Owing to the similarity of the jurisprudence of that State with the law in the Philippine Islands, the Louisiana decisions are important and should have great weight in this court.

Plaintiff's cause of action is indivisible.

The plaintiff, having applied to this court for leave to issue an execution out of the lower court on his judgment for P1,000, and, through coercion, having collected that judgment and receipted for it in full, ought not to be heard in this Court to say that the judgment of the lower court was erroneous. It may be, as plaintiff claims, that in the collection of a judgment for P1,000 on an execution, it never was his purpose or intent to waive or abandon his appeal from that judgment.

His cause of action being indivisible, and the judgment from which plaintiff's appeal was taken having been satisfied by an execution issued on his own motion, there is nothing left from which to appeal. Upon an indivisible cause of action, plaintiff, through an execution, cannot collect a judgment in his favor and at the same time prosecutes an appeal from that judgment upon the ground that it was erroneous and should have been for more money.

The petition to dismiss the appeal is sustained, without costs. So ordered.

Johnson, Street, Ostrand, and Villa-Real, JJ., concur.


Separate Opinions

MALCOLM, J., with whom concur Avanceña, C.J., Villamor and Romualdez, JJ., dissenting:

The principal decision makes a very fair statement of the facts. With this statement, we have no quarrel. We shall only emphasize certain points, in order to make clear our particular point of view.

It is well to recall that both parties, the plaintiff and the defendant, attempted to appeal.
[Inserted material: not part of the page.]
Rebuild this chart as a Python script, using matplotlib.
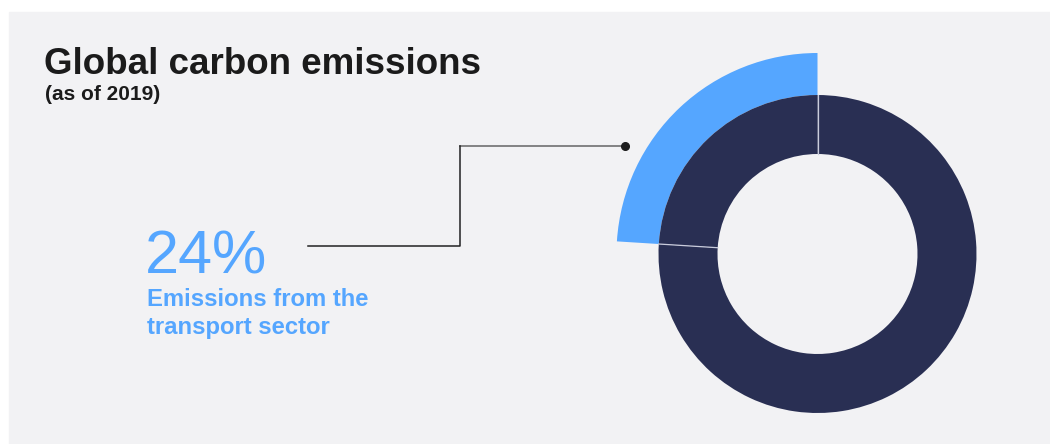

However, the appeal of the defendant-appellant was ordered dismissed by this court on March 24, 1925, in these word ". . . . after ten days let final judgment be entered accordingly, without prejudice to the appeal of the plaintiff-appellant." Thereafter, on April 14, 1925, the deputy clerk forwarded to the clerk of the Court of First Instance of Manila certified copies of the resolution and final judgment rendered in the case for proper proceedings. Thereafter, and still by judicial action, the vacation Justice ordered, on May 23, 1925, that copy of the final judgment be forwarded to the lower court for the execution of the judgment rendered against the defendant.

From all of these facts, it is readily gathered (1) that the dismissal of defendant's appeal was primarily due to her own neglect, and (2) that the action of the court itself put the questions advanced by the defendant beyond the possibility of review, and settled that much of the case. The motion of the defendant, also, comes most tardily, after dismissal of her appeal, after submission of the bill of exceptions by the plaintiff, after filing by the plaintiff of his brief, and within the third extension of time allowed the defendant to file her brief.

The main decision also contains an impartial resume of the law. The general rule announced to the effect that after a party receives payment of the judgment, he cannot appeal therefrom or prosecute an appeal theretofore taken, is reinforced by many authorities and is a most excellent principle. To our minds, however, it is not here applicable and should not here be enforced.

In addition to what was said when we discussed the facts, as a legal deduction, it is undeniable that the plaintiff could not recover less, if his appeal goes forward. He might recover more. It would be possible for the plaintiff to obtain a more favorable judgment. It would be impossible for him to run the risk of a less favorable judgment. The judgment rendered, principally through the fault of the defendant, is for only the uncontroverted part of the claim. Acceptance of payment of that part should not preclude the plaintiff from prosecuting his appeal, to determine whether he should not have been allowed more. The active participation of the defendant in the appeal estops her from alleging a waiver of the right of appeal on the part of the plaintiff. (2 R.C.L., 61-63.)

On the facts above emphasized, and on the exceptions to the general rule above indicated, it is our opinion that the motion to dismiss should be denied; that the defendant should be afforded an opportunity to file her brief; and that the case should then be placed on the next court calendar.